begin Information supplied
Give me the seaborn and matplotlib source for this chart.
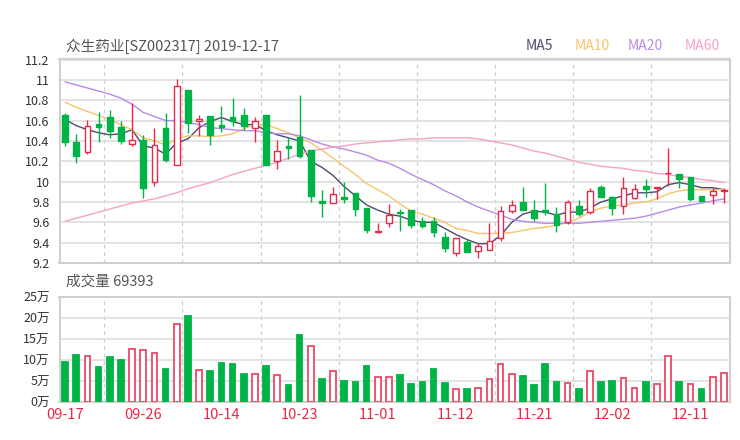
import numpy as np
import pandas as pd
import matplotlib
matplotlib.use("Agg")
import matplotlib.pyplot as plt
import seaborn as sns

# ---------------- data ----------------
title = "众生药业[SZ002317] 2019-12-17"
vol_title = "成交量 69393"

open_ = [10.65, 10.39, 10.29, 10.57, 10.63, 10.54, 10.37, 10.41, 10.00, 10.53,
         10.16, 10.90, 10.60, 10.64, 10.56, 10.63, 10.65, 10.53, 10.65, 10.20,
         10.35, 10.44, 10.31, 9.81, 9.79, 9.85, 9.89, 9.74, 9.50, 9.59,
         9.70, 9.72, 9.61, 9.61, 9.46, 9.30, 9.41, 9.32, 9.33, 9.45,
         9.71, 9.80, 9.72, 9.72, 9.68, 9.60, 9.76, 9.70, 9.95, 9.85,
         9.76, 9.84, 9.96, 9.94, 10.08, 10.07, 10.05, 9.86, 9.87, 9.91]
high = [10.67, 10.47, 10.61, 10.68, 10.70, 10.60, 10.77, 10.46, 10.53, 10.67,
        11.01, 10.90, 10.65, 10.64, 10.74, 10.82, 10.72, 10.63, 10.65, 10.41,
        10.44, 10.85, 10.31, 9.92, 9.95, 10.00, 9.89, 9.74, 9.59, 9.78,
        9.73, 9.72, 9.65, 9.65, 9.50, 9.45, 9.44, 9.40, 9.59, 9.76,
        9.82, 9.95, 9.82, 9.99, 9.75, 9.82, 9.82, 9.94, 9.97, 9.86,
        10.05, 9.98, 10.03, 9.95, 10.33, 10.07, 10.05, 9.86, 9.94, 9.94]
low = [10.35, 10.18, 10.27, 10.39, 10.43, 10.37, 10.35, 9.84, 9.96, 10.19,
       10.16, 10.48, 10.45, 10.36, 10.49, 10.55, 10.51, 10.39, 10.16, 10.12,
       10.22, 10.23, 9.80, 9.65, 9.79, 9.79, 9.66, 9.49, 9.49, 9.55,
       9.51, 9.54, 9.54, 9.46, 9.31, 9.27, 9.31, 9.25, 9.33, 9.42,
       9.69, 9.72, 9.61, 9.67, 9.50, 9.58, 9.66, 9.68, 9.85, 9.67,
       9.68, 9.83, 9.85, 9.83, 9.96, 9.94, 9.81, 9.81, 9.78, 9.79]
close = [10.39, 10.25, 10.55, 10.54, 10.50, 10.40, 10.41, 9.94, 10.36, 10.21,
         10.94, 10.58, 10.62, 10.46, 10.54, 10.60, 10.55, 10.60, 10.16, 10.30,
         10.33, 10.25, 9.86, 9.79, 9.88, 9.83, 9.73, 9.52, 9.51, 9.67,
         9.69, 9.57, 9.56, 9.50, 9.35, 9.45, 9.31, 9.37, 9.42, 9.71,
         9.77, 9.72, 9.64, 9.70, 9.57, 9.80, 9.68, 9.91, 9.85, 9.74,
         9.94, 9.93, 9.93, 9.945, 10.085, 10.03, 9.83, 9.81, 9.91, 9.92]

ma5 = [10.61, 10.55, 10.51, 10.48, 10.46, 10.47, 10.51, 10.35, 10.33, 10.27,
       10.38, 10.42, 10.53, 10.59, 10.63, 10.59, 10.56, 10.56, 10.50, 10.46,
       10.43, 10.40, 10.20, 10.14, 10.06, 9.95, 9.86, 9.77, 9.72, 9.68,
       9.66, 9.62, 9.60, 9.60, 9.54, 9.48, 9.43, 9.39, 9.39, 9.47,
       9.60, 9.68, 9.71, 9.70, 9.67, 9.70, 9.70, 9.74, 9.80, 9.83,
       9.86, 9.89, 9.89, 9.90, 9.97, 9.99, 9.97, 9.94, 9.94, 9.92]
ma10 = [10.78, 10.73, 10.69, 10.65, 10.61, 10.56, 10.51, 10.43, 10.40, 10.36,
        10.42, 10.45, 10.45, 10.44, 10.45, 10.47, 10.52, 10.56, 10.56, 10.52,
        10.48, 10.43, 10.38, 10.31, 10.23, 10.15, 10.07, 9.98, 9.92, 9.86,
        9.78, 9.71, 9.68, 9.64, 9.60, 9.54, 9.52, 9.49, 9.49, 9.49,
        9.50, 9.52, 9.54, 9.55, 9.57, 9.60, 9.64, 9.70, 9.74, 9.76,
        9.77, 9.79, 9.80, 9.83, 9.88, 9.91, 9.92, 9.92, 9.92, 9.92]
ma20 = [10.98, 10.95, 10.92, 10.89, 10.86, 10.82, 10.76, 10.68, 10.64, 10.60,
        10.60, 10.58, 10.56, 10.53, 10.52, 10.51, 10.50, 10.50, 10.48, 10.47,
        10.47, 10.45, 10.41, 10.37, 10.34, 10.32, 10.29, 10.26, 10.21, 10.18,
        10.13, 10.07, 10.02, 9.97, 9.91, 9.86, 9.80, 9.75, 9.71, 9.67,
        9.63, 9.61, 9.60, 9.59, 9.59, 9.59, 9.59, 9.60, 9.61, 9.62,
        9.63, 9.64, 9.66, 9.69, 9.72, 9.75, 9.77, 9.79, 9.81, 9.83]
ma60 = [9.61, 9.64, 9.67, 9.70, 9.73, 9.76, 9.79, 9.81, 9.83, 9.86,
        9.89, 9.93, 9.96, 9.99, 10.03, 10.07, 10.10, 10.13, 10.16, 10.19,
        10.23, 10.27, 10.30, 10.32, 10.34, 10.35, 10.37, 10.38, 10.39, 10.40,
        10.41, 10.42, 10.42, 10.43, 10.43, 10.43, 10.43, 10.42, 10.40, 10.38,
        10.36, 10.33, 10.30, 10.28, 10.25, 10.22, 10.19, 10.17, 10.15, 10.14,
        10.13, 10.11, 10.10, 10.08, 10.07, 10.05, 10.04, 10.02, 10.01, 9.99]

# volume in 万 (10k shares) and whether the bar is drawn as an "up" (hollow red) bar
volume = [9.5, 11.2, 11.0, 8.2, 10.8, 10.0, 12.7, 12.3, 11.7, 7.8,
          18.4, 20.4, 7.6, 7.4, 9.2, 9.0, 6.6, 6.6, 8.5, 6.5,
          4.0, 15.8, 13.4, 5.5, 7.4, 5.1, 4.7, 8.5, 6.0, 6.0,
          6.4, 4.3, 4.8, 7.9, 4.4, 3.1, 3.0, 3.3, 5.5, 9.1,
          6.6, 6.2, 4.1, 9.0, 4.8, 4.4, 3.0, 7.3, 4.8, 4.9,
          5.7, 3.3, 4.7, 4.2, 11.0, 4.7, 4.2, 3.1, 5.9, 6.94]
vol_up = [0, 0, 1, 0, 0, 0, 1, 1, 1, 0,
          1, 0, 1, 0, 0, 0, 0, 1, 0, 1,
          0, 0, 1, 0, 1, 0, 0, 0, 1, 1,
          0, 0, 0, 0, 0, 1, 0, 1, 1, 1,
          1, 0, 0, 0, 0, 1, 0, 1, 0, 0,
          1, 1, 0, 1, 1, 0, 1, 0, 1, 1]

xtick_pos = [0, 7, 14, 21, 28, 35, 42, 49, 56]
xtick_labels = ["09-17", "09-26", "10-14", "10-23", "11-01", "11-12", "11-21", "12-02", "12-11"]
price_ticks = [9.2, 9.4, 9.6, 9.8, 10.0, 10.2, 10.4, 10.6, 10.8, 11.0, 11.2]
price_labels = ["9.2", "9.4", "9.6", "9.8", "10", "10.2", "10.4", "10.6", "10.8", "11", "11.2"]
vol_ticks = [0, 5, 10, 15, 20, 25]
vol_labels = ["0万", "5万", "10万", "15万", "20万", "25万"]
ma_names = ["MA5", "MA10", "MA20", "MA60"]

# ---------------- style ----------------
sns.set_theme(style="white")
plt.rcParams["font.family"] = ["Noto Sans CJK SC", "DejaVu Sans"]

RED = "#e8294a"
VRED = "#ea4a64"
GREEN = "#00b347"
MA_COLORS = ["#4d4a6e", "#f8c46c", "#b88ae6", "#f7a1c8"]
GRID = "#dedede"
SPINE = "#d0d0d0"
TXT = "#333333"

W, H = 740, 440
fig = plt.figure(figsize=(7.4, 4.4), dpi=100)
left, right = 59.5, 729.5
ax = fig.add_axes([left / W, 1 - 263 / H, (right - left) / W, (263 - 59.5) / H])
axv = fig.add_axes([left / W, 1 - 402 / H, (right - left) / W, (402 - 296.7) / H])

df = pd.DataFrame({"open": open_, "high": high, "low": low, "close": close,
                   "ma5": ma5, "ma10": ma10, "ma20": ma20, "ma60": ma60,
                   "volume": volume, "vol_up": vol_up})
df["x"] = np.arange(len(df))
up = df["close"] >= df["open"]

for a in (ax, axv):
    a.set_xlim(-0.5, len(df) - 0.5)
    for s in a.spines.values():
        s.set_color(SPINE)
        s.set_linewidth(1.5)
    for vx in np.arange(3.5, len(df), 7):
        a.axvline(vx, color="#cccccc", lw=0.9, ls=(0, (3, 3)), zorder=0)
    a.tick_params(length=0)

# price grid
ax.set_ylim(9.2, 11.2)
ax.set_yticks(price_ticks)
ax.set_yticklabels(price_labels, fontsize=9, color=TXT)
ax.tick_params(axis="y", pad=7)
for yv in price_ticks:
    ax.axhline(yv, color=GRID, lw=1.2, zorder=0)
ax.set_xticks([])

# moving averages
for name, c in zip(["ma5", "ma10", "ma20", "ma60"], MA_COLORS):
    sns.lineplot(data=df, x="x", y=name, ax=ax, color=c, linewidth=1.0,
                 legend=False, zorder=2)
ax.set_xlabel("")
ax.set_ylabel("")

# candles (drawn above the MA lines)
cols = np.where(up, RED, GREEN)
ax.vlines(df["x"], df["low"], df["high"], colors=cols, lw=1, zorder=4)
body_bottom = np.minimum(df["open"], df["close"])
body_h = np.maximum(np.abs(df["close"] - df["open"]), 0.006)
ax.bar(df["x"], body_h, bottom=body_bottom, width=0.5,
       color=np.where(up, "white", GREEN), edgecolor=cols, linewidth=1, zorder=5)

# volume
axv.set_ylim(0, 25)
axv.set_yticks(vol_ticks)
axv.set_yticklabels(vol_labels, fontsize=9, color=TXT)
axv.tick_params(axis="y", pad=7)
for yv in vol_ticks:
    axv.axhline(yv, color=GRID, lw=1.2, zorder=0)
vup = df["vol_up"].astype(bool)
vcols = np.where(vup, VRED, GREEN)
axv.bar(df["x"], df["volume"], width=0.5, color=np.where(vup, "white", GREEN),
        edgecolor=vcols, linewidth=1.3, zorder=3)
axv.set_xticks(xtick_pos)
axv.set_xticklabels(xtick_labels, fontsize=10.5, color=RED)
axv.tick_params(axis="x", pad=4)

# texts
fig.text(66 / W, 1 - 46 / H, title, fontsize=10.5, color="#555555", va="center", ha="left")
fig.text(66 / W, 1 - 282 / H, vol_title, fontsize=10.5, color="#555555", va="center", ha="left")
for name, c, px in zip(ma_names, MA_COLORS, [526, 575, 628, 685]):
    fig.text(px / W, 1 - 46 / H, name, fontsize=10, color=c, va="center", ha="left")

fig.savefig("out.png", dpi=100)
end Information supplied
-- Exercise --
The answer is a single number: how many lines include the word "seaborn"?

-- Correct response --
2